REACHING out to LGBTI seniors over the Christmas holiday period might not dawn on many minds, but it’s a critical service provided by some groups to make sure those among us don’t miss out of the spirit of the season.
Whether it be through isolation due to illness, an impairment or historical ostracisation from their families, LGBTI seniors who often finding themselves not generally included in the wider LGBTI community can find themselves facing even isolation during Christmas.
“Given that it’s around this time of year, for our visitors who go see our clients in the lead up to Christmas, it’s really vital to fund this and keep the service going as it gives us an opportunity to offer company, support and care for older members of our community and remind them they’re still a part of it,” Matson told the Star Observer.
“A hamper that comes not only from the visitors but QuAC just helps to reenforce that sentiment and sense of belonging and community. It’s a really valuable and meaningful win win for the community looking after the community.”
The Visitor Service offered from the Sunshine Coast down to the Gold Coast and encompassing Brisbane and its suburbs is a federally-funded QuAC initiative aimed at providing care and connection with others from the LGBTI community.
“It’s hugely vital that we keep older LGBTI community members in our minds and involved in the community,” Matson said.
“The seniors that our service reaches out to came from an era where they couldn’t be who they really were, they had to be hidden and that in turn impacted on their ability to ask for services later in life when they needed them.

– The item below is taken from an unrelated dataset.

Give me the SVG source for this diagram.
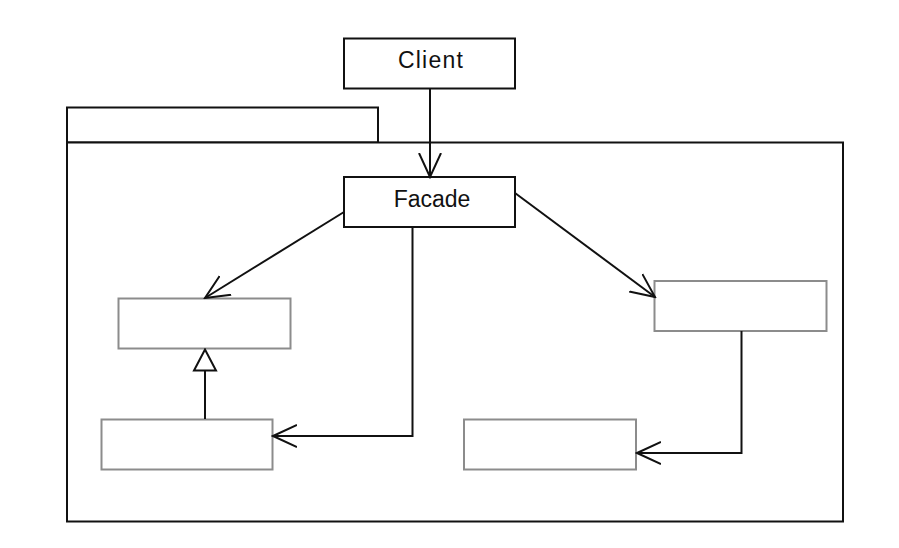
<svg xmlns="http://www.w3.org/2000/svg" width="899" height="548" viewBox="0 0 899 548">
  <style>
    .pkg { fill: #fff; stroke: #111; stroke-width: 2; }
    .main { fill: #fff; stroke: #111; stroke-width: 2; }
    .sub { fill: #fff; stroke: #8c8c8c; stroke-width: 2; }
    .label { font-family: "Liberation Sans", Arial, sans-serif; font-size: 23px; fill: #111; text-anchor: middle; }
    .edge { fill: none; stroke: #111; stroke-width: 2; }
  </style>
  <defs>
    <marker id="open" viewBox="0 0 26 26" refX="24" refY="13" markerWidth="26" markerHeight="26" markerUnits="userSpaceOnUse" orient="auto">
      <path d="M0,2 L24,13 L0,24" fill="none" stroke="#111" stroke-width="2"/>
    </marker>
    <marker id="gen" viewBox="0 0 24 26" refX="22" refY="13" markerWidth="24" markerHeight="26" markerUnits="userSpaceOnUse" orient="auto">
      <path d="M1,2 L22,13 L1,24 Z" fill="#fff" stroke="#111" stroke-width="2"/>
    </marker>
  </defs>

  <!-- subsystem package -->
  <g id="package">
    <rect class="pkg" x="67" y="107.5" width="311" height="35"/>
    <rect class="pkg" x="67" y="142.5" width="776" height="379"/>
  </g>

  <g id="client">
    <rect class="main" x="344" y="38.5" width="171" height="50"/>
    <text class="label" x="431" y="67.5" letter-spacing="1.2">Client</text>
  </g>

  <g id="facade">
    <rect class="main" x="344" y="177" width="171" height="50"/>
    <text class="label" x="432" y="207">Facade</text>
  </g>

  <g id="class-a"><rect class="sub" x="118.5" y="298.5" width="172" height="50"/></g>
  <g id="class-b"><rect class="sub" x="101.5" y="419.5" width="171" height="50"/></g>
  <g id="class-c"><rect class="sub" x="654.5" y="281" width="172" height="50"/></g>
  <g id="class-d"><rect class="sub" x="464" y="419.5" width="172" height="50"/></g>

  <g id="connectors">
    <path class="edge" d="M430,88.5 L430,177" marker-end="url(#open)"/>
    <path class="edge" d="M344,212 L205,298" marker-end="url(#open)"/>
    <path class="edge" d="M412.5,227 L412.5,436 L273,436" marker-end="url(#open)"/>
    <path class="edge" d="M515,193 L655,297" marker-end="url(#open)"/>
    <path class="edge" d="M741.5,331 L741.5,453 L637,453" marker-end="url(#open)"/>
    <path class="edge" d="M205,419 L205,349.5" marker-end="url(#gen)"/>
  </g>
</svg>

“Elderly care is much of an LGBTI right as any other community’s so to have our clients and other older LGBTI community members around the country be reminded of that and that they’re valued and included, it just mean the absolute world to them.
“Whereas many older members of the community no longer have the burden of having to hide themselves and their private lives away, they are still faced with the problems that can isolate anyone in an advanced age. So it’s really vital we go that extra distance to include them.”
This year has been a year of “consolidation” for the Visitors Service according to Matson, where growth is limited not just by funds but eligibility criteria for clients to fulfil. Matson hopes there will be room to move with criteria in the future.
“While the word is out there and we certainly have more clients, there are eligibility issues that people have to go through that can determine whether they can access the programs out there,” Matson said.
“There are certainly a few that fall outside of the criteria that do need access so we hope in time to come that there’ll be an ability to expand out.”
Over the past few years a spotlight has shone on the overlooked issue of LGBTI-inclusive aged care service providers and facilities. however, progress is being made.
“There is work that still needs to be done by other aged care services providers to do with LGBTI awareness and inclusion but that’s been coming so far over the past year or two, it’s really nice to see,” Matson said.
“The training that has been provided through services such as ours and also Val’s Cafe, it’s crucial as it’s the primary way that mainstream aged care service providers get that LGBTI specific training in inclusion and awareness.
“Things like Val’s Cafe is a great vehicle by which those providers can help to fly their flags and let LGBTI seniors know that they are a service that will be inclusive of them. The stronger it gets along with other LGBTI seniors programs, the more care that can extended to those who have faced historic isolation and discrimination… and that’s just better for everyone isn’t it?”